--- Data to use ---
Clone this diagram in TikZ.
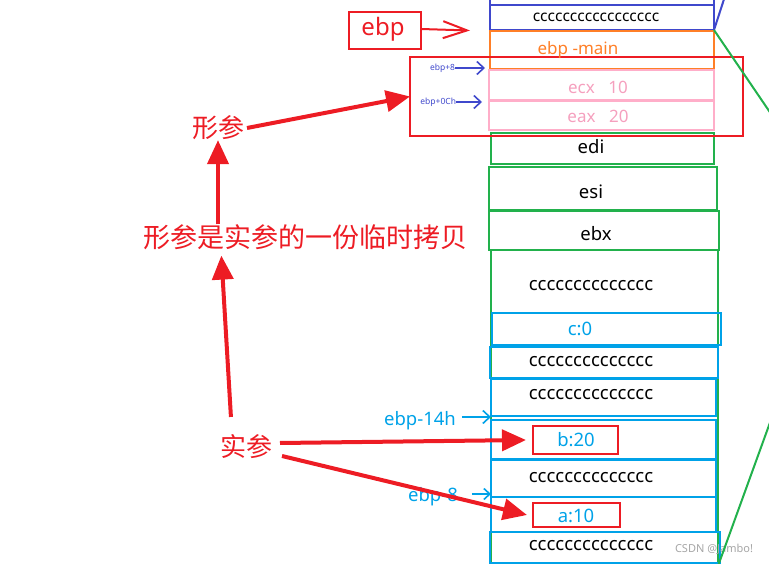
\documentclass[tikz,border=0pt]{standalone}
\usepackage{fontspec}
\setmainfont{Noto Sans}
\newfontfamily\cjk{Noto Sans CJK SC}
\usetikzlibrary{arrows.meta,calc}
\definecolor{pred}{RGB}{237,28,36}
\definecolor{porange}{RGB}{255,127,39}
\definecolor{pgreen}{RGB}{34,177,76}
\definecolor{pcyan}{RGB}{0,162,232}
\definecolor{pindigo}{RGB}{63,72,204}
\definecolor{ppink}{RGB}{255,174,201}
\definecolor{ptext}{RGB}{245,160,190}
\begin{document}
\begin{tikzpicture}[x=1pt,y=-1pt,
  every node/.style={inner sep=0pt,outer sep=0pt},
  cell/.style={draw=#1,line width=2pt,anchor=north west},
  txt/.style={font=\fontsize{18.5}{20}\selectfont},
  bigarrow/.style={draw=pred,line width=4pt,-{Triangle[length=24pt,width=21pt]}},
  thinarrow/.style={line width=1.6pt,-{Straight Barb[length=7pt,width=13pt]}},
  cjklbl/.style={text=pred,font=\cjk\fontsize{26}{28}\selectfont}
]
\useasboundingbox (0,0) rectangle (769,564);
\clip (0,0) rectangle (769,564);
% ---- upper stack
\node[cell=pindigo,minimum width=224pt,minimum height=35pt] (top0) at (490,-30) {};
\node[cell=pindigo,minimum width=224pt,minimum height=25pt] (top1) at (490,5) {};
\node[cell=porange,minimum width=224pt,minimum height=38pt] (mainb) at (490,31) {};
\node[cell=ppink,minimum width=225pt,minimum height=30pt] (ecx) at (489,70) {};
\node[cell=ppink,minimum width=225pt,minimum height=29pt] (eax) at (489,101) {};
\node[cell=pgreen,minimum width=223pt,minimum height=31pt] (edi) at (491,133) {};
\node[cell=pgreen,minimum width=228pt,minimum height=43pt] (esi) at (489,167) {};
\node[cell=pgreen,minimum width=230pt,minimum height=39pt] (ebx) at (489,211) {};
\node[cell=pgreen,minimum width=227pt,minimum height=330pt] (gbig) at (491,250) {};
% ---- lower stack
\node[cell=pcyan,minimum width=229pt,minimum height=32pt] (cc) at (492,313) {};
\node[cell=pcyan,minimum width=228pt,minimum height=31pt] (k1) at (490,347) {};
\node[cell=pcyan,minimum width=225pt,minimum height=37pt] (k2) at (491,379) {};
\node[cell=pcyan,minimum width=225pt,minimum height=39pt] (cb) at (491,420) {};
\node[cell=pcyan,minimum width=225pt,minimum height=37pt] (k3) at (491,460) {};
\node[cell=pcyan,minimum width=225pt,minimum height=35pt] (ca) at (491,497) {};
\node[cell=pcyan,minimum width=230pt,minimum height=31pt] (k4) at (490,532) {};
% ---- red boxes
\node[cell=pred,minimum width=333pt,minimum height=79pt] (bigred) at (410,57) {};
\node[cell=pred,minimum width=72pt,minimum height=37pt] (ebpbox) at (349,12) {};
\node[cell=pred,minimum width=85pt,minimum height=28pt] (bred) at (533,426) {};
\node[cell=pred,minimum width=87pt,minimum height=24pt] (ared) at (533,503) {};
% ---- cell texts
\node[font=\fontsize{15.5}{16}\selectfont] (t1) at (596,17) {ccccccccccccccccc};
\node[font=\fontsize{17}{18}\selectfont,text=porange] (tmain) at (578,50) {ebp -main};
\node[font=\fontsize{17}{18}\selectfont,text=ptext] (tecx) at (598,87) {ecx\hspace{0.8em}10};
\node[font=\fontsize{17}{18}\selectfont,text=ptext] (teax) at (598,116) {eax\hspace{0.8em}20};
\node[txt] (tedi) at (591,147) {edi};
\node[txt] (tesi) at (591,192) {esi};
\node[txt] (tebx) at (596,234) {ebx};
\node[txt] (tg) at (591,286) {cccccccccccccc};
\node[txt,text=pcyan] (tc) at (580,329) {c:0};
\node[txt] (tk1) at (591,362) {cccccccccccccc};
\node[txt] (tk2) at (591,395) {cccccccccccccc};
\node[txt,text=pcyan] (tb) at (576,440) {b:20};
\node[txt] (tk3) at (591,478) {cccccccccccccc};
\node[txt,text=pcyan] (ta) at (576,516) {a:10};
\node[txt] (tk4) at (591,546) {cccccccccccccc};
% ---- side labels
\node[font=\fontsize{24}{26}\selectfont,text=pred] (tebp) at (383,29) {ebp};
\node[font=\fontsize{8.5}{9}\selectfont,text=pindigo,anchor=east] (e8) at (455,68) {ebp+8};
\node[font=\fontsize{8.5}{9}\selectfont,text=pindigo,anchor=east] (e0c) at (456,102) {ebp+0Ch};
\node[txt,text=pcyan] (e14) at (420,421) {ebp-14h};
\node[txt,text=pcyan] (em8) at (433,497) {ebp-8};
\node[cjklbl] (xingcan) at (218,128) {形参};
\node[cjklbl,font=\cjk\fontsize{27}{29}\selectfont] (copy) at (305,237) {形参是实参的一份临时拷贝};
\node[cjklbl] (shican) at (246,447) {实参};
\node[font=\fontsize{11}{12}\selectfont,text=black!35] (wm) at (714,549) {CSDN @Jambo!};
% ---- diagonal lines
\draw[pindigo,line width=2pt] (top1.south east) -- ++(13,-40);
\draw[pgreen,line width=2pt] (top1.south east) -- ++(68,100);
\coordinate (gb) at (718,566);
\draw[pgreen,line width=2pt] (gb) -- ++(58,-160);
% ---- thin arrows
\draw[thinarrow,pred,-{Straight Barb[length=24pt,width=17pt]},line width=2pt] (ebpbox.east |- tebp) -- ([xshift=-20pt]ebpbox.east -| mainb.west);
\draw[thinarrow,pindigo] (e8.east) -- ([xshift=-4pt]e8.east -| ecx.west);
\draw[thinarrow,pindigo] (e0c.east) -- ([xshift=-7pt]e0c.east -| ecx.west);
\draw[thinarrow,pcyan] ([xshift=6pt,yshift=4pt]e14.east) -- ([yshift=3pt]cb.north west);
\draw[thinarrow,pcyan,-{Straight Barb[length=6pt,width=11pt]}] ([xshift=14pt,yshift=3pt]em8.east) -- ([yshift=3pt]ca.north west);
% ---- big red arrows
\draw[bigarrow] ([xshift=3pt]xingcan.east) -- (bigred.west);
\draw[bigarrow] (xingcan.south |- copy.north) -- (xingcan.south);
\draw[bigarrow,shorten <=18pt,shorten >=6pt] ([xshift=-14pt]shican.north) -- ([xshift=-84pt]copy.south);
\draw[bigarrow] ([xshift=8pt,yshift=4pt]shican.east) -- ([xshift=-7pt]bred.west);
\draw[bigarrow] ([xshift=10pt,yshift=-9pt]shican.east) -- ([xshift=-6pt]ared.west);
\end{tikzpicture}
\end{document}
---
--- Data to use ---
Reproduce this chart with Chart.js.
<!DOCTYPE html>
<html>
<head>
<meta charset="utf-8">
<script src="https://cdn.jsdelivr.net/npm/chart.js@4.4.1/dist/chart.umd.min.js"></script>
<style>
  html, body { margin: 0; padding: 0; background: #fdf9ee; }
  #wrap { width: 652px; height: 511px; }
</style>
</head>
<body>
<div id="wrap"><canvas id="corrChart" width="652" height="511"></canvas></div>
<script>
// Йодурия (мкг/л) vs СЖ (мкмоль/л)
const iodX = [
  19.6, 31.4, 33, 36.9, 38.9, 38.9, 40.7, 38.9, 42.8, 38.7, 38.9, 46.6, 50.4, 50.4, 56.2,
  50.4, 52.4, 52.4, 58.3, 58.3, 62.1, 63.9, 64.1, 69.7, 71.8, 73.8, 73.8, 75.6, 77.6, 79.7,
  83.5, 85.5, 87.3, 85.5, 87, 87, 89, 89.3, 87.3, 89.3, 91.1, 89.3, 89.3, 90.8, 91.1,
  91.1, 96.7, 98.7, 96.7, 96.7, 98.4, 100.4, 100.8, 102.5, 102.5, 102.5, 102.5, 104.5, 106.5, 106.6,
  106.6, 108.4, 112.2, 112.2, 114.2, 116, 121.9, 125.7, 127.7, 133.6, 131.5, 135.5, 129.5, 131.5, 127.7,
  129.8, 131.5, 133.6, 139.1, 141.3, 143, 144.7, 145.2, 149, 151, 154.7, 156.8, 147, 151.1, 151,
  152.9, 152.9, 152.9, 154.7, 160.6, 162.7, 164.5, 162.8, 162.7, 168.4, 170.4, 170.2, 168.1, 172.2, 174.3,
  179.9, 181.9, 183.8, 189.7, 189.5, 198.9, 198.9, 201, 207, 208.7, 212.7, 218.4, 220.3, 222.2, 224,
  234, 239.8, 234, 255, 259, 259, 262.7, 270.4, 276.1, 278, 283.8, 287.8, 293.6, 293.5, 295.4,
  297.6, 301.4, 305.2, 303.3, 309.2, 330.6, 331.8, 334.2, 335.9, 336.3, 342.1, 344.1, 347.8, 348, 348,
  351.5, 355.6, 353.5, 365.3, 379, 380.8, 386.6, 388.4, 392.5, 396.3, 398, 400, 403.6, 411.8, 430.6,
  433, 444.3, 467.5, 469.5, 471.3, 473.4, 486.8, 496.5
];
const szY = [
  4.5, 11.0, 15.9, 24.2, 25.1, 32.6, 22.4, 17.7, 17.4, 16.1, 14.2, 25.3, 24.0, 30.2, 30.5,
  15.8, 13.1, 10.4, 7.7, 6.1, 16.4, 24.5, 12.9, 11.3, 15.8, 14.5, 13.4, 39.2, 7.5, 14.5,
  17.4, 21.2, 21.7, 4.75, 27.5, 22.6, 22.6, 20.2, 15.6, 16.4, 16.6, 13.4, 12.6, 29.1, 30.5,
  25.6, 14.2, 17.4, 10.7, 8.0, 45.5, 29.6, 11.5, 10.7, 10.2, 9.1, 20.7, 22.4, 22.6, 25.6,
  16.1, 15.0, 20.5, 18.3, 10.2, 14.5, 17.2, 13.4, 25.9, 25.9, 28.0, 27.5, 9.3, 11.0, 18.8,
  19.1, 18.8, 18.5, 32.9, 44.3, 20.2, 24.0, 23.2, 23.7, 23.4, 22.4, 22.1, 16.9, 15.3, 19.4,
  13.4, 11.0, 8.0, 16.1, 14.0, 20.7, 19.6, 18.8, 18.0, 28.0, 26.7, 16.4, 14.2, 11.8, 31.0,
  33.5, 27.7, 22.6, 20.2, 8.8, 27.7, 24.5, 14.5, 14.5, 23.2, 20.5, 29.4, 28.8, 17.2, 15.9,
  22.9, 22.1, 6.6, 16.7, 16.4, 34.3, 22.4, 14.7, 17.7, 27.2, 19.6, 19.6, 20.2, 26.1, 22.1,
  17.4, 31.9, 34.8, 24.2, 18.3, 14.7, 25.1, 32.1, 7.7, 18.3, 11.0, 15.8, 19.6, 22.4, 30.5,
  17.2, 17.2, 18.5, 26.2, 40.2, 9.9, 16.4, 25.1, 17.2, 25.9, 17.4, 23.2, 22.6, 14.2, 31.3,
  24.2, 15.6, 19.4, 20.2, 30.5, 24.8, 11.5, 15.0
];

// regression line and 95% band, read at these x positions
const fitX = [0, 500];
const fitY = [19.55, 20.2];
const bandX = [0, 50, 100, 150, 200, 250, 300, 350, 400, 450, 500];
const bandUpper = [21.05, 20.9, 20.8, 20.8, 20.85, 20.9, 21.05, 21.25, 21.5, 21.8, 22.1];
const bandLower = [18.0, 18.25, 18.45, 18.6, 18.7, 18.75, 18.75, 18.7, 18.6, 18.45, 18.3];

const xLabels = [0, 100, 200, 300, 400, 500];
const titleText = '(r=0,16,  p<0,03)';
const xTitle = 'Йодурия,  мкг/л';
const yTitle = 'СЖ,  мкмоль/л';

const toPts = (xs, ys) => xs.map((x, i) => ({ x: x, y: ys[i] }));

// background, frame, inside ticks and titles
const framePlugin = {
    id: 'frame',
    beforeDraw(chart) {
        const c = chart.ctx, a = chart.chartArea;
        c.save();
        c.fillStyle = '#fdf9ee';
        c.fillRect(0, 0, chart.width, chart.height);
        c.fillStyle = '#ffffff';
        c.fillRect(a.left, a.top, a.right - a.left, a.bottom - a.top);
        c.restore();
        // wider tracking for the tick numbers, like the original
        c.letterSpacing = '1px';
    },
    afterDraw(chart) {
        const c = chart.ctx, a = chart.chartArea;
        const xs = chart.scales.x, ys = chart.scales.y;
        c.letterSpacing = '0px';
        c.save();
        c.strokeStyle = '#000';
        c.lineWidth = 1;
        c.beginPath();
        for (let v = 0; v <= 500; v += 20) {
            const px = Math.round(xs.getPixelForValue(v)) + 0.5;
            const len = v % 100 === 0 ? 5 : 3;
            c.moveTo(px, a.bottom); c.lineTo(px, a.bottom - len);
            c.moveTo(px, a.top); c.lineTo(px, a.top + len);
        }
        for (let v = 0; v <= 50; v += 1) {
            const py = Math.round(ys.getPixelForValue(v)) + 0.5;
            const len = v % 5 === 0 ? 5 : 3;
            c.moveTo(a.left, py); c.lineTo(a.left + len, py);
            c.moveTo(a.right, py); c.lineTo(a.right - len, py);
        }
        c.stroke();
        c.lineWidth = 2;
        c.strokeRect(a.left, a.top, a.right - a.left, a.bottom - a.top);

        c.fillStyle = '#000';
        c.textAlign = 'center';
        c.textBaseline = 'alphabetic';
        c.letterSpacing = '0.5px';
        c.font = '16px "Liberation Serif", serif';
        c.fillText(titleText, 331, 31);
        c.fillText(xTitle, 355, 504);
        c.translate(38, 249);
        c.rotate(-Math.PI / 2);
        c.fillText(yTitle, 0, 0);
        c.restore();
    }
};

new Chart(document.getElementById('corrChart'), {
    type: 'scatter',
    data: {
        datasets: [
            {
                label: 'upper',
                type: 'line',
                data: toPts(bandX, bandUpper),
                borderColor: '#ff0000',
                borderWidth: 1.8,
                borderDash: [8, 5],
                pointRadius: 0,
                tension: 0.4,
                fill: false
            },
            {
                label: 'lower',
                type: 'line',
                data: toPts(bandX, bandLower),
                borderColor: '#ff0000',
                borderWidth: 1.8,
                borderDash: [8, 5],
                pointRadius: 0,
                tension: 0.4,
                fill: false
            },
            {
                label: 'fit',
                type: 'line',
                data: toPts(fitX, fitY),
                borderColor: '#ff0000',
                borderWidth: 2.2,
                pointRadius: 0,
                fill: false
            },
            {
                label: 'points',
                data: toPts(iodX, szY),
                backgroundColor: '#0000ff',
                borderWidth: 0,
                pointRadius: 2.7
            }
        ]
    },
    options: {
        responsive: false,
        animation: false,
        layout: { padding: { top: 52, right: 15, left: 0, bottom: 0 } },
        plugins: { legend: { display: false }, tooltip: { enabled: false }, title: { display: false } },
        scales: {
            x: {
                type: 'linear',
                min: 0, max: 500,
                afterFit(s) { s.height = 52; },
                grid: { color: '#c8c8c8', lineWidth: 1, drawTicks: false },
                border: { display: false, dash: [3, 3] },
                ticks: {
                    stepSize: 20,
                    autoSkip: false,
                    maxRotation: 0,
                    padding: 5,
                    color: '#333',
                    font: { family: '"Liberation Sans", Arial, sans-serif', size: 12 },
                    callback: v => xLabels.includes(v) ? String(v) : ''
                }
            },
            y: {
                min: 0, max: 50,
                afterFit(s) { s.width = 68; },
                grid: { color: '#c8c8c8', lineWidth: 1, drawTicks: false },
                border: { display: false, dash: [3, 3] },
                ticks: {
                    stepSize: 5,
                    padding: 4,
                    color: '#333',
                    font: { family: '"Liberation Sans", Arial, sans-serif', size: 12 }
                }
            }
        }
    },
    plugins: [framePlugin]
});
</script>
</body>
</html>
---
* Description of the task: In the entries above, find each line with the word "this" and show it.

* The output:
Clone this diagram in TikZ.
Reproduce this chart with Chart.js.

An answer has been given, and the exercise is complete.